Note that you can have a syntax FOO with different numbers of parameters (i.e. you can have a FOO with 2 parameters and a FOO with 3 parameters at the same time) but you cannot have multiple entries with the same name and number of parameters.

Once you add a new syntax extension to the collection you should wait a minute for the syntax to be added to SonarK

Fields with multiple types in their values

The fields in SonarK are typed, SonarK’s types are of the following: number, boolean, string and date.

In order to present the fields in the best way possible, all multitype fields are presented with their raw values as strings.

When you query a multi-type field, all the types are queried. The query is based on their types, so you cannot use string operators (like wildcards) and get the number results, only the string results.

In order to be able to use aggregation features that are based on type we created a type specific field per type in a multi-type field.

Every typed field is named using the following template: <field name>__lmrm_<type>

For example a field names port with strings and numbers will have 2 single type fields: 1. port__lmrm_number - this field can be used for queries and aggregations for numbers 2. port__lmrm_string - this field can be used for queries and aggregations for string

If you want to query only a specific type within a field you can use these special fields to run those queries.

Note

Any field that has a Long type in sonarW is treated like a multi-type field. This is in order to display long numbers accurately and not cause rounding issues.

Example:

In our example you have a field called “port” which can contain the port as a string: “27117” or as a number: 27117.

When you query the field port: port: 27117 it will find both the string “27117” and the number 27117.

When you query the field port using a subset of the string: port: 271* it will find only the string “27117”. This is because numbers cannot be queried using wildcards in kibana.

The following two fields get created alongside the port field: port__lmrm_number and port__lmrm_string.

If you wish to query only the numbers you can use the following query:

port__lmrm_number:27117

The results of this query will only be numbers and not strings.

Exceptions to Visualization support:

SonarK Supports most functionality in the visualization tab.

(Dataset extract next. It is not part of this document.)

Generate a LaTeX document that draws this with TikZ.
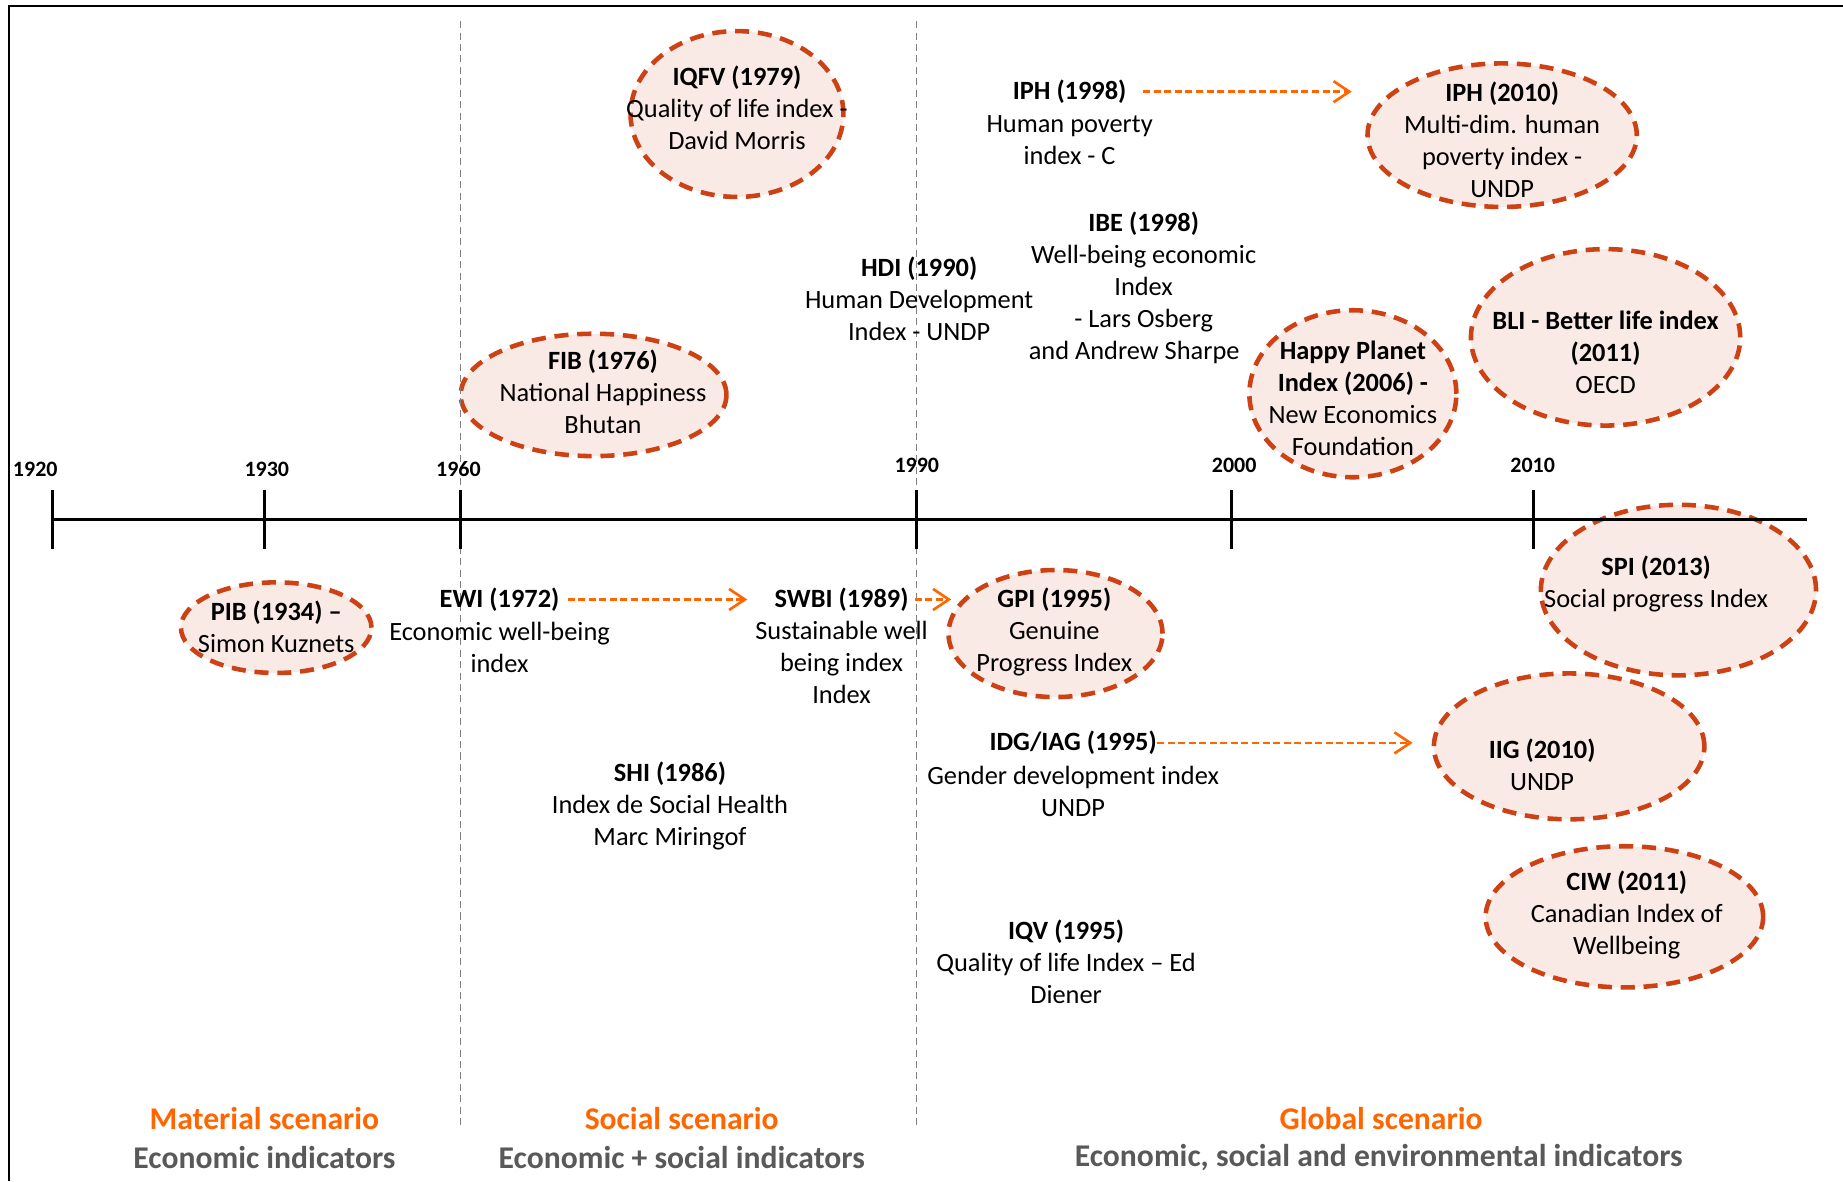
\documentclass[tikz,border=0pt]{standalone}
\usepackage{fontspec}
\setmainfont{Carlito}
\usetikzlibrary{shapes.geometric,arrows.meta,positioning}

\definecolor{ovalline}{RGB}{204,66,20}
\definecolor{ovalfill}{RGB}{250,234,229}
\definecolor{linkor}{RGB}{255,102,0}
\definecolor{scengray}{RGB}{89,89,89}

\begin{document}
\begin{tikzpicture}[x=0.0235cm, y=-0.0235cm,
  oval/.style 2 args={ellipse, draw=ovalline, fill=ovalfill, line width=2.6pt,
    dash pattern=on 8pt off 5pt, inner sep=0pt,
    minimum width=#1*0.0235cm-2.6pt, minimum height=#2*0.0235cm-2.6pt},
  entry/.style={align=center, inner sep=0pt, font=\fontsize{15}{18.2}\selectfont},
  head/.style={entry, font=\fontsize{15}{18.2}\selectfont\bfseries},
  yearlbl/.style={inner sep=0pt, font=\fontsize{12.5}{15}\selectfont\bfseries},
  scen/.style={inner sep=0pt, text=linkor, font=\fontsize{18}{21}\selectfont\bfseries},
  scensub/.style={scen, text=scengray},
  sepline/.style={draw=gray, line width=0.7pt, dash pattern=on 4pt off 2.5pt},
  link/.style={draw=linkor, line width=1.5pt, dash pattern=on 4pt off 2pt,
    -{Straight Barb[length=9pt,width=12pt]}}]

  \useasboundingbox (0,0) rectangle (1568,1005);

  % ovals behind everything
  \node[oval={185}{145}] (iqfvOval) at (627,97) {};
  \node[oval={230}{108}] (fibOval) at (505,336) {};
  \node[oval={233}{126}] (iph10Oval) at (1278,115) {};
  \node[oval={180}{146}] (hpiOval) at (1151,335) {};
  \node[oval={233}{154}] (bliOval) at (1366,287) {};
  \node[oval={166}{81}] (pibOval) at (235,534) {};
  \node[oval={186}{112}] (gpiOval) at (898,539) {};
  \node[oval={238}{149}] (spiOval) at (1428,502) {};
  \node[oval={234}{128}] (iigOval) at (1335,635) {};
  \node[oval={240}{124}] (ciwOval) at (1382,780) {};

  % frame, scenario limits and time axis
  \draw[line width=1.2pt] (8,1005) -- (8,5) -- (1568,5);
  \draw[sepline] (392,18) -- (392,957);
  \draw[sepline] (780,18) -- (780,957);
  \draw[line width=1.8pt] (45,442) -- (1537,442);
  \foreach \x/\yr/\lx/\ly in {45/1920/30/399, 225/1930/227/399, 392/1960/390/399,
      780/1990/780/396, 1048/2000/1050/396, 1305/2010/1304/396}{
    \draw[line width=1.8pt] (\x,417) -- (\x,467);
    \node[yearlbl] (y\yr) at (\lx,\ly) {\yr};
  }

  % indices above the axis
  \node[entry] (iqfv) at (627,92) {\textbf{IQFV (1979)}\\Quality of life index -\\David Morris};
  \node[entry] (fib) at (513,333) {\textbf{FIB (1976)}\\National Happiness\\Bhutan};
  \node[entry] (hdi) at (782,254) {\textbf{HDI (1990)}\\Human Development\\Index - UNDP};
  \node[head] (iph98) at (910,78) {IPH (1998)};
  \node[entry] (iph98d) at (910,119.5) {Human poverty\\index - C};
  \node[entry] (iph10) at (1278,119) {\textbf{IPH (2010)}\\Multi-dim. human\\poverty index -\\UNDP};
  \node[entry] (ibe) at (973,244.5) {\textbf{IBE (1998)}\\Well-being economic\\Index\\- Lars Osberg\\and Andrew Sharpe\hspace*{0.38cm}};
  \node[entry] (hpi) at (1151,339) {\textbf{Happy Planet}\\\textbf{Index (2006) -}\\New Economics\\Foundation};
  \node[entry] (bli) at (1366,300) {\textbf{BLI - Better life index}\\\textbf{(2011)}\\OECD};

  % indices below the axis
  \node[entry] (pib) at (235,533) {\textbf{PIB (1934) –}\\Simon Kuznets};
  \node[head] (ewi) at (425,510) {EWI (1972)};
  \node[entry] (ewid) at (425,550.5) {Economic well-being\\index};
  \node[head] (swbi) at (716,510) {SWBI (1989)};
  \node[entry] (swbid) at (716,564) {Sustainable well\\being index\\Index};
  \node[entry] (gpi) at (897,538) {\textbf{GPI (1995)}\\Genuine\\Progress Index};
  \node[entry] (shi) at (570,686) {\textbf{SHI (1986)}\\Index de Social Health\\Marc Miringof};
  \node[entry] (spi) at (1409,497) {\textbf{SPI (2013)}\\Social progress Index};
  \node[head] (idg) at (913,632) {IDG/IAG (1995)};
  \node[entry] (idgd) at (913,673.5) {Gender development index\\UNDP};
  \node[entry] (iig) at (1312,650.5) {\textbf{IIG (2010)}\\UNDP};
  \node[entry] (ciw) at (1384,778.5) {\textbf{CIW (2011)}\\Canadian Index of\\Wellbeing};
  \node[entry] (iqv) at (907,818) {\textbf{IQV (1995)}\\Quality of life Index – Ed\\Diener};

  % successors
  \draw[link, shorten <=0.33cm, shorten >=0.27cm] (iph98.east) -- (iph98.east -| iph10Oval.west);
  \draw[link, shorten <=0.16cm, shorten >=0.54cm] (ewi.east) -- (swbi.west);
  \draw[link, shorten <=0.12cm, shorten >=-0.1cm] (swbi.east) -- (swbi.east -| gpiOval.west);
  \draw[link, shorten >=0.38cm] (idg.east) -- (idg.east -| iigOval.west);

  % scenarios
  \node[scen] (matS) at (225,952) {Material scenario};
  \node[scensub] (matI) at (225,985) {Economic indicators};
  \node[scen] (socS) at (580,952) {Social scenario};
  \node[scensub] (socI) at (580,985) {Economic + social indicators};
  \node[scen] (gloS) at (1175,952) {Global scenario};
  \node[scensub] (gloI) at (1173,985) {Economic, social and environmental indicators};
\end{tikzpicture}
\end{document}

The following metrics are supported by SonarK:

  • Average
  • Count
  • Max
  • Median
  • Min
  • Percentile Ranks
  • Percentiles
  • Standard deviation
  • Sum
  • Unique count
  • Cumulative Sum
  • Derivative
  • Moving Avg
  • Serial Diff

The following bucket aggregations are supported by SonarK:

  • Date Histogram
  • Date range
  • Filters
  • Histogram
  • IPv4 Range
  • Range
  • Terms

SonarK differs from Kibana in the following bucket aggregations:

  • Date range, IPv4 Range and Range do not support overlapping ranges. Ranges 0-5 with 5-10 will work. Ranges 0-5 with 0-10 will not work and will display an error on the screen.
  • Terms can only be used as the first or first and second buckets when visualizing using multiple buckets.
  • Terms can only be used up to twice when visualizing using multiple buckets.

Note

Filters will run a query per filter and can be slower than the rest of the aggregations. This gets worse when compounded with another Filters bucket aggregation. Only use Filters when other buckets cannot fulfil your needs, or you are not worried about performance.

SonarK URLs as Menu Items

To add a SonarK visualization, search or dashboard as a custom menu item copy the URL when working in SonarK and add it to the menu list using the report builder’s Add to Menu button (Add Report -> Add to Menu).

Known Issues

  1. SonarK cannot be used on a secondary - you must use SonarK on the node that is currently the primary.
  2. The admin user’s setting for “SonarK Max Query Time” controls the max query time for all SonarK users.